→ **INSTRUCTIONS FOR THE TASK**
Skipping all pictures, set down the lines of the listing from the first through the one with "(0,0) rectangle (1230,803);".

→ **DATA SECTION**

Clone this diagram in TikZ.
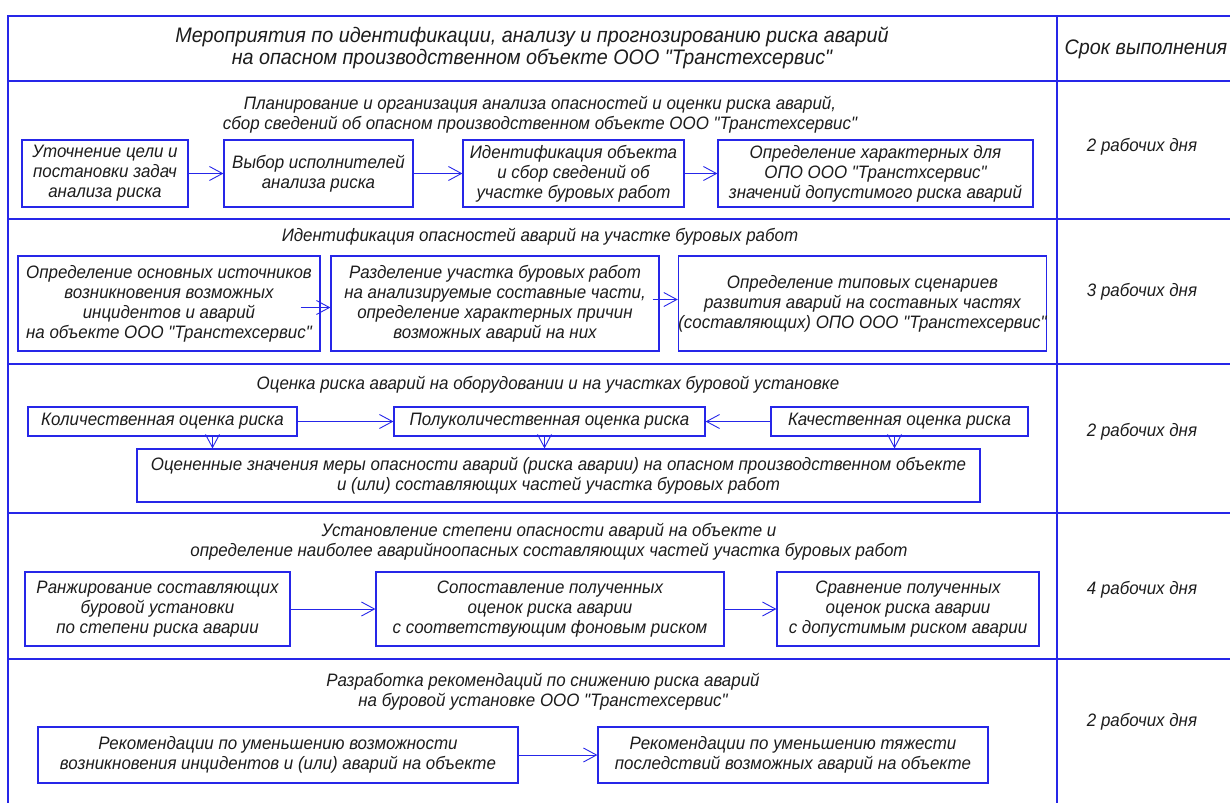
\documentclass[tikz,border=0pt]{standalone}
\usepackage{fontspec}
\setmainfont{Liberation Sans}[Ligatures=TeXOff, FakeStretch=0.94]
\usetikzlibrary{arrows.meta, positioning}
\definecolor{frameblue}{RGB}{38,38,232}
\definecolor{inkgray}{RGB}{28,28,28}

\begin{document}
\begin{tikzpicture}[x=1pt, y=-1pt,
    every node/.style={font=\fontsize{18}{20}\selectfont\itshape, text=inkgray, align=center, inner sep=0pt},
    headtext/.style={font=\fontsize{21}{22}\selectfont\itshape},
    frame/.style={frameblue, line width=1.4pt},
    stepbox/.style 2 args={draw=frameblue, line width=1.2pt, minimum width=#1, minimum height=#2},
    arr/.style={frameblue, line width=0.9pt, -{Straight Barb[length=13pt, width=14pt, line width=0.9pt]}}]

				\useasboundingbox (0,0) rectangle (1230,803);

				% Draw the table
				\draw[frame] (1230,16) -- (8,16) -- (8,803);
				\draw[frame] (1057,16) -- (1057,803);
				\foreach \yy in {81,219,364,513,659}
					\draw[frame] (8,\yy) -- (1230,\yy);

				% Header
				\node[headtext] (head) at (532,48) {Мероприятия по идентификации, анализу и прогнозированию риска аварий\\на опасном производственном объекте ООО "Транстехсервис"};
				\node[headtext] (term) at (1146,49) {Срок выполнения};

				% Stage 1
				\node (plan) at (540,115) {Планирование и организация анализа опасностей и оценки риска аварий,\\сбор сведений об опасном производственном объекте ООО "Транстехсервис"};
				\node[stepbox={166pt}{67pt}] (aim) at (105,173.5) {Уточнение цели и\\постановки задач\\анализа риска};
				\node[stepbox={189pt}{67pt}] (choose) at (318.5,173.5) {Выбор исполнителей\\анализа риска};
				\node[stepbox={221pt}{67pt}] (ident) at (573.5,173.5) {Идентификация объекта\\и сбор сведений об\\участке буровых работ};
				\node[stepbox={315pt}{67pt}] (admis) at (875.5,173.5) {Определение характерных для\\ОПО ООО "Транстхсервис"\\значений допустимого риска аварий};
				\draw[arr] (aim.east) -- (choose.west);
				\draw[arr] (choose.east) -- (ident.west);
				\draw[arr] (ident.east) -- (admis.west);
				\node (days1) at (1142,147) {2 рабочих дня};

				% Stage 2
				\node (hazard) at (540,237) {Идентификация опасностей аварий на участке буровых работ};
				\node[stepbox={302pt}{95pt}] (source) at (169,303.5) {Определение основных источников\\возникновения возможных\\инцидентов и аварий\\на объекте ООО "Транстехсервис"};
				\node[stepbox={328pt}{95pt}] (split) at (495,303.5) {Разделение участка буровых работ\\на анализируемые составные части,\\определение характерных причин\\возможных аварий на них};
				\node[stepbox={367pt}{95pt}] (scen) at (862.5,303.5) {Определение типовых сценариев\\развития аварий на составных частях\\(составляющих) ОПО ООО "Транстехсервис"};
				\draw[arr] ([xshift=-20pt, yshift=-4pt]source.east) -- ([yshift=-4pt]split.west);
				\draw[arr] ([xshift=-7pt, yshift=4pt]split.east) -- ([yshift=4pt]scen.west);
				\node (days2) at (1142,292) {3 рабочих дня};

				% Stage 3
				\node (assess) at (548,385) {Оценка риска аварий на оборудовании и на участках буровой установке};
				\node[stepbox={269pt}{29pt}] (kolich) at (162.5,421.5) {Количественная оценка риска};
				\node[stepbox={311pt}{29pt}] (polu) at (549.5,421.5) {Полуколичественная оценка риска};
				\node[stepbox={257pt}{29pt}] (kach) at (899.5,421.5) {Качественная оценка риска};
				\node[stepbox={843pt}{53pt}] (estim) at (558.5,475.5) {Оцененные значения меры опасности аварий (риска аварии) на опасном производственном объекте\\и (или) составляющих частей участка буровых работ};
				\draw[arr] (kolich.east) -- (polu.west);
				\draw[arr] (kach.west) -- (polu.east);
				\draw[arr] ([xshift=50pt]kolich.south) -- ([xshift=50pt]kolich.south |- estim.north);
				\draw[arr] ([xshift=-5pt]polu.south) -- ([xshift=-5pt]polu.south |- estim.north);
				\draw[arr] ([xshift=-5pt]kach.south) -- ([xshift=-5pt]kach.south |- estim.north);
				\node (days3) at (1142,432) {2 рабочих дня};

				% Stage 4
				\node (degree) at (549,542) {Установление степени опасности аварий на объекте и\\определение наиболее аварийноопасных составляющих частей участка буровых работ};
				\node[stepbox={265pt}{74pt}] (rank) at (157.5,609) {Ранжирование составляющих\\буровой установки\\по степени риска аварии};
				\node[stepbox={348pt}{74pt}] (backgr) at (550,609) {Сопоставление полученных\\оценок риска аварии\\с соответствующим фоновым риском};
				\node[stepbox={262pt}{74pt}] (compar) at (908,609) {Сравнение полученных\\оценок риска аварии\\с допустимым риском аварии};
				\draw[arr] (rank.east) -- (backgr.west);
				\draw[arr] (backgr.east) -- (compar.west);
				\node (days4) at (1142,590) {4 рабочих дня};

				% Stage 5
				\node (recom) at (543,692) {Разработка рекомендаций по снижению риска аварий\\на буровой установке ООО "Транстехсервис"};
				\node[stepbox={480pt}{56pt}] (lower) at (278,755) {Рекомендации по уменьшению возможности\\возникновения инцидентов и (или) аварий на объекте};
				\node[stepbox={390pt}{56pt}] (severe) at (793,755) {Рекомендации по уменьшению тяжести\\последствий возможных аварий на объекте};
				\draw[arr] (lower.east) -- (severe.west);
				\node (days5) at (1142,722) {2 рабочих дня};
			\end{tikzpicture}
\end{document}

→ **OUTPUT OF THE EXERCISE**
Clone this diagram in TikZ.
\documentclass[tikz,border=0pt]{standalone}
\usepackage{fontspec}
\setmainfont{Liberation Sans}[Ligatures=TeXOff, FakeStretch=0.94]
\usetikzlibrary{arrows.meta, positioning}
\definecolor{frameblue}{RGB}{38,38,232}
\definecolor{inkgray}{RGB}{28,28,28}

\begin{document}
\begin{tikzpicture}[x=1pt, y=-1pt,
    every node/.style={font=\fontsize{18}{20}\selectfont\itshape, text=inkgray, align=center, inner sep=0pt},
    headtext/.style={font=\fontsize{21}{22}\selectfont\itshape},
    frame/.style={frameblue, line width=1.4pt},
    stepbox/.style 2 args={draw=frameblue, line width=1.2pt, minimum width=#1, minimum height=#2},
    arr/.style={frameblue, line width=0.9pt, -{Straight Barb[length=13pt, width=14pt, line width=0.9pt]}}]

				\useasboundingbox (0,0) rectangle (1230,803);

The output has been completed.